De quoi ça parle ?
Daniel a été élevé à la campagne par sa grand-mère. Il doit entrer au lycée et rejoint sa mère qui vit avec José, un ouvrier agricole, à Narbonne. Mais c’est en fait en apprentissage que sa mère l’a inscrit. Déprimé, il fréquente surtout, après la rentrée, le café des Quatre Fontaines où il essaie de prendre modèle sur les adultes pour séduire les filles.
Un an après la ressortie à succès de La Maman et la putain (plus de 30 000 entrées, pour un film bavard, en noir et blanc, d'une durée de plus de 3h30), voici une nouvelle pépite longtemps restée inaccessible : Mes petites amoureuses, second long métrage de Jean Eustache.
L’œuvre du cinéaste, longtemps considéré comme "maudit", continue à être remise en lumière, via une large rétrospective qui commence cette semaine. Plusieurs autres de ses films ressortent à cette occasion dont le rare Une sale histoire.
Du scandale La Maman et la putain à un échec cuisant
Après le grand succès critique et public de La Maman et la putain, Jean Eustache réalisait Mes petites amoureuses (sorti initialement le 18 décembre 1974). Ce film au titre romantique, en référence à un poème de Rimbaud, raconte les aventures sentimentales d'un jeune garçon.
Il est question des premiers émois amoureux, voire érotiques, d'un garçon, très inspirés de la vie du cinéaste Jean Eustache. A la manière d'un Maurice Pialat (avec L'Enfance nue), ou d'un François Truffaut (avec Les 400 coups), Jean Eustache s'essaye au film d'apprentissage autobiographique.
A l'image du célèbre Antoine Doisnel, alter ego de François Truffaut, on suit ici le jeune Daniel, personnage entre l'enfance et l'adolescence, dans un récit initiatique, où le cinéma occupe une large place.
Comme l'indique l'auteur Alain Philippon, expert du cinéma de Jean Eustache, auteur d'un livre édité aux Cahiers du cinéma (dans la Collection Auteurs, paru en 1986), "mes petites amoureuses est, de tous les films de Jean Eustache, celui qui comporte le plus d'allusions au cinéma".
Jean Eustache se remémore ici ses premières émotions cinématographiques, et on sourit encore aujourd'hui devant quelques unes des répliques prononcées : "Je n'aime pas les films d'aventures, on ne peut pas y croire" ou encore "Ils sont cons, les films Paramount" ! Cocasse !
Mes petites amoureuses n'a néanmoins pas connu la même destinée qu'un film comme Les 400 coups. Il est même considéré comme un lourd échec commercial, que le réalisateur a eu beaucoup de mal à surmonter.

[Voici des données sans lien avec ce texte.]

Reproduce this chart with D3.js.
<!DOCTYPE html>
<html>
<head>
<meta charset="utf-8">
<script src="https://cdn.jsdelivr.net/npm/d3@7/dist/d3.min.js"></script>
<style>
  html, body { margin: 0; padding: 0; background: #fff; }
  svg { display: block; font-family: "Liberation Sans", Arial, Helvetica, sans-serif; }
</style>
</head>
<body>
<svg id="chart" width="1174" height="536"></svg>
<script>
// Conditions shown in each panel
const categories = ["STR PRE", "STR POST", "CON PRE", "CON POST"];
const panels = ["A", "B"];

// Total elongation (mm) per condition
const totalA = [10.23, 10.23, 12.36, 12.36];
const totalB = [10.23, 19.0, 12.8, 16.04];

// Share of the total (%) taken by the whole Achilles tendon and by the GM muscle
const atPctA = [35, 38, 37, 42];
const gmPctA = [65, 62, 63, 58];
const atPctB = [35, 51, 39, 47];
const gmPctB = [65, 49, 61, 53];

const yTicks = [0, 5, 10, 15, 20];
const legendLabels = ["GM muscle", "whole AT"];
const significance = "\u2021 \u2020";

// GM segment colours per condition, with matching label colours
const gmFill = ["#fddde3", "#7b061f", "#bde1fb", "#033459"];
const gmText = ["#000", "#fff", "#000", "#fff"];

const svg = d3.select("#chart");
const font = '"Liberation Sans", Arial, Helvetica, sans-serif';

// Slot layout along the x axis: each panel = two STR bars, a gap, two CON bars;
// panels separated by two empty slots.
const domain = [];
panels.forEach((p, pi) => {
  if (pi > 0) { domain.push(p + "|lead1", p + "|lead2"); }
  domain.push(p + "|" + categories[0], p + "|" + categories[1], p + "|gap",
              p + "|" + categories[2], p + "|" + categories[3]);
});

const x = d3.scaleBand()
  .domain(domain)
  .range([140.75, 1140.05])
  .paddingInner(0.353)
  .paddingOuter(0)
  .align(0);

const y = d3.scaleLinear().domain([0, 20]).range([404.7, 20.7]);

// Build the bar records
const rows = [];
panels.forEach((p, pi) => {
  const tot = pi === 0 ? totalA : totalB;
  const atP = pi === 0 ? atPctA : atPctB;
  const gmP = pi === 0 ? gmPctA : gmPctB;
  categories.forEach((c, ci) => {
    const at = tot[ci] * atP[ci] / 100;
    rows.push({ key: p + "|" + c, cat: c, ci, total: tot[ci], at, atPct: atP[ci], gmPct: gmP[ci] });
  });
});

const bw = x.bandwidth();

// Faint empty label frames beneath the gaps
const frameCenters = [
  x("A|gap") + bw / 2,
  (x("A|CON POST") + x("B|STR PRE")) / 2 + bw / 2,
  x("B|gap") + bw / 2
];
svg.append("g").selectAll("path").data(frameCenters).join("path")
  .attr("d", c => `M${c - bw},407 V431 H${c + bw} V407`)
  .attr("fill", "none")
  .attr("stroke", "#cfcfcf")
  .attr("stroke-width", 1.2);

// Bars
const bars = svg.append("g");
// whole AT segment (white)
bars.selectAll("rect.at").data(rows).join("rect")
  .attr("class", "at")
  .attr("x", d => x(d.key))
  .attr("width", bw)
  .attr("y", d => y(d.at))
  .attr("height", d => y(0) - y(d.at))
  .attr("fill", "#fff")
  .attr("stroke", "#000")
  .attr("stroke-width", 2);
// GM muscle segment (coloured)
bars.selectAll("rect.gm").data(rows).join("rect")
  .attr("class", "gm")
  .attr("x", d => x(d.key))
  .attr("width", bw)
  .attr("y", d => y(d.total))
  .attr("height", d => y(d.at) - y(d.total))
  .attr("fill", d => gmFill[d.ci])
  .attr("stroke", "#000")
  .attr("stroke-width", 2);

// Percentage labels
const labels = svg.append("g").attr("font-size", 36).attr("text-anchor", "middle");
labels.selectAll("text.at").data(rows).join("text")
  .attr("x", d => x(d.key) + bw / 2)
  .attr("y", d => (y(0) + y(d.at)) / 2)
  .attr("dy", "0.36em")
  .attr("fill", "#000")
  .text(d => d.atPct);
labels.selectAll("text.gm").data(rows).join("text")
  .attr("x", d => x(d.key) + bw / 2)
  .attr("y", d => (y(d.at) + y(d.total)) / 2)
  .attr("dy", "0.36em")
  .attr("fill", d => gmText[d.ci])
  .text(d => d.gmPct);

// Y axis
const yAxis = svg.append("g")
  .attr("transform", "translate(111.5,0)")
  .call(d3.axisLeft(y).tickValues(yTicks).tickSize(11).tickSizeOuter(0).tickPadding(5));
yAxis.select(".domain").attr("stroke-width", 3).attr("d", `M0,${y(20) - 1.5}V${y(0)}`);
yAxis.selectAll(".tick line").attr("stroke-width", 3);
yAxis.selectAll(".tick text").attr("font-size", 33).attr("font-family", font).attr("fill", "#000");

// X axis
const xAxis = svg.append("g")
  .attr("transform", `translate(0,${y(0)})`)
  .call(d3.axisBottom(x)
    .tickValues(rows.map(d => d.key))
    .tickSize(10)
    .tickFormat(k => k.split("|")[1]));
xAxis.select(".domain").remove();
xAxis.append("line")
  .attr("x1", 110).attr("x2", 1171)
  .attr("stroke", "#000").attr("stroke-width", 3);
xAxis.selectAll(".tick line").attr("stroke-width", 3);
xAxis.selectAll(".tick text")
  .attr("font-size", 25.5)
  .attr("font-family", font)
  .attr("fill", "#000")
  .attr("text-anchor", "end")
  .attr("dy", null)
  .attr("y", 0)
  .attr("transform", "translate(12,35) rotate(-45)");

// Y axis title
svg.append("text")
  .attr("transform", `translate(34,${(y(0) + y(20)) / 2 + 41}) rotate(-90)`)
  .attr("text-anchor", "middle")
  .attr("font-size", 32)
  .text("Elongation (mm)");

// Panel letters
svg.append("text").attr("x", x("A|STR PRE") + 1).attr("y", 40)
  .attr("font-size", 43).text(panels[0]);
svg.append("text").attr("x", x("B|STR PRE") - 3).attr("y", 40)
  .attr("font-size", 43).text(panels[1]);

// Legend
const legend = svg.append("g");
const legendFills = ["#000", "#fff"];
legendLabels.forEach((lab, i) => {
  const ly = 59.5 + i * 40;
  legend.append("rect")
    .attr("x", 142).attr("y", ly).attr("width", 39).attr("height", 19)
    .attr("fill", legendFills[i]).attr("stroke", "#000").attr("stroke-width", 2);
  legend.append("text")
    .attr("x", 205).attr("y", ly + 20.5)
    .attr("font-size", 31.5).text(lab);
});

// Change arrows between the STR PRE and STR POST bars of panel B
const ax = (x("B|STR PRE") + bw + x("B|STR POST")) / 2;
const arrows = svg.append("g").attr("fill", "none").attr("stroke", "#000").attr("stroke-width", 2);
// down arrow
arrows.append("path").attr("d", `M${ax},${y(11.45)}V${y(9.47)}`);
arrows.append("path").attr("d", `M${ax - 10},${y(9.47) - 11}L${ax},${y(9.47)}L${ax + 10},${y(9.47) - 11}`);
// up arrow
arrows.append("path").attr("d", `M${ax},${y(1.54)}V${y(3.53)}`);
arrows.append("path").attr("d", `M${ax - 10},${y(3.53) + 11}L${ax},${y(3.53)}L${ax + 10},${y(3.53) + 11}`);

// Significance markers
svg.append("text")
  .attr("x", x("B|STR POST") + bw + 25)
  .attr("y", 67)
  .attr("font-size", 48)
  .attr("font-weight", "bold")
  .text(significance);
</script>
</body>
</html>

Le film possède pourtant de nombreuses qualités. Ce récit touchant et très personnel, à hauteur d'enfant-adolescent, a par exemple une qualité esthétique que l'on se doit de souligner. Filmé en 35 mm, son image a été confiée au grand chef opérateur Nestor Almendros.
Un film qui a peut être souffert, pour toucher le public, d'une certaine radicalité (une narration avec peu de dialogues, voire taiseuse), contrastant avec La Maman et la putain. Au cours de sa courte filmographie, Jean Eustache a toujours revendiqué un "cinéma libre", cherchant à s'affranchir de certains diktats. Il reste à ce jour un des "très grands cinéastes français surgis dans l'immédiat après-Nouvelle Vague", comme l'écrit Alain Philippon.
Cette rétrospective de son œuvre est une occasion rare de redécouvrir ces trésors trop longtemps enfouis.